Le triomphe de Poulenc
Entre-temps, l’œuvre de Le Fort et désormais de Bernanos se retrouve mise en musique. En 1953, après avoir décliné l’idée de composer un ballet et expliqué qu’un opéra pourrait toutefois l’intéresser, Francis Poulenc se voit proposer par la Scala de Milan une adaptation des Dialogues. Le compositeur, qui raconte les avoir « lus, relus et vus deux fois », n’est pas insensible à l’idée, mais la remet à plus tard. Le surlendemain, en passant devant un libraire italien, il tombe nez à nez avec un exemplaire des Dialogues « qui semblent [l]’attendre ». Achetant le livre, il raconte s’être installé à la terrasse d’un café pour les relire. « Il était dix heures du matin. À midi, j’y étais encore. À deux heures, je télégraphiais […] que j’écrirais les Dialogues. Je me revois encore, me disant à chaque scène : “C’est fait pour moi !” » Poulenc vit comme un moine, ne dort plus, cherche à mettre en valeur le texte. « Ou c’est mon chef-d’œuvre, ou je veux mourir » écrit-il. La première se tient à Milan, le 26 janvier 1957.

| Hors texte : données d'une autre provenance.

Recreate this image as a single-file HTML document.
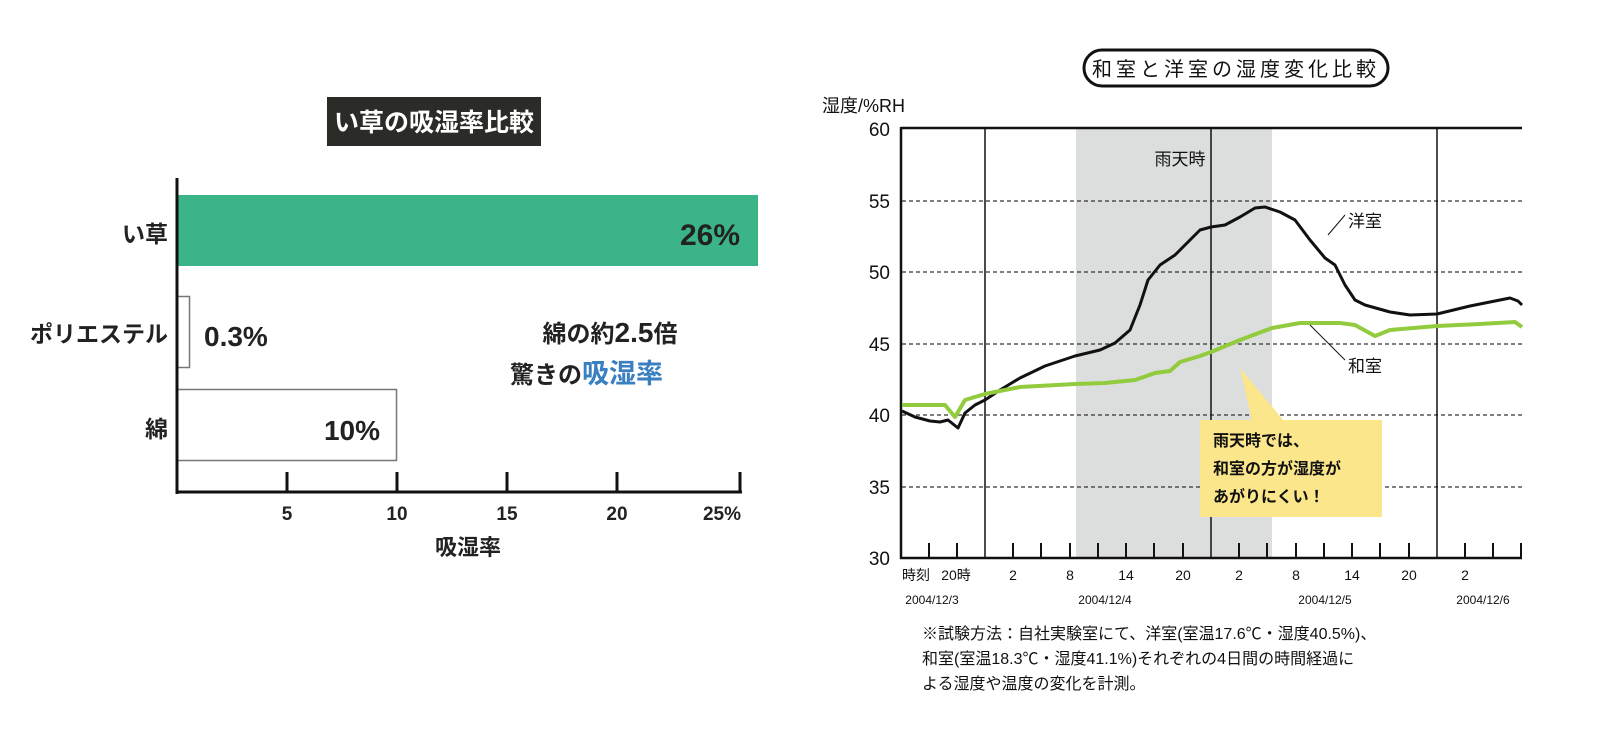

Le public lui réserve un triomphe, assurant un succès immédiat à travers le monde, jamais démenti. La dernière scène, qui voit les religieuses monter une à une à l’échafaud, marque profondément les spectateurs. Preuve que le martyre des carmélites, qu’il soit couché sur papier, porté sur les planches, à l’écran, ou mis en musique, ne laisse personne indifférent.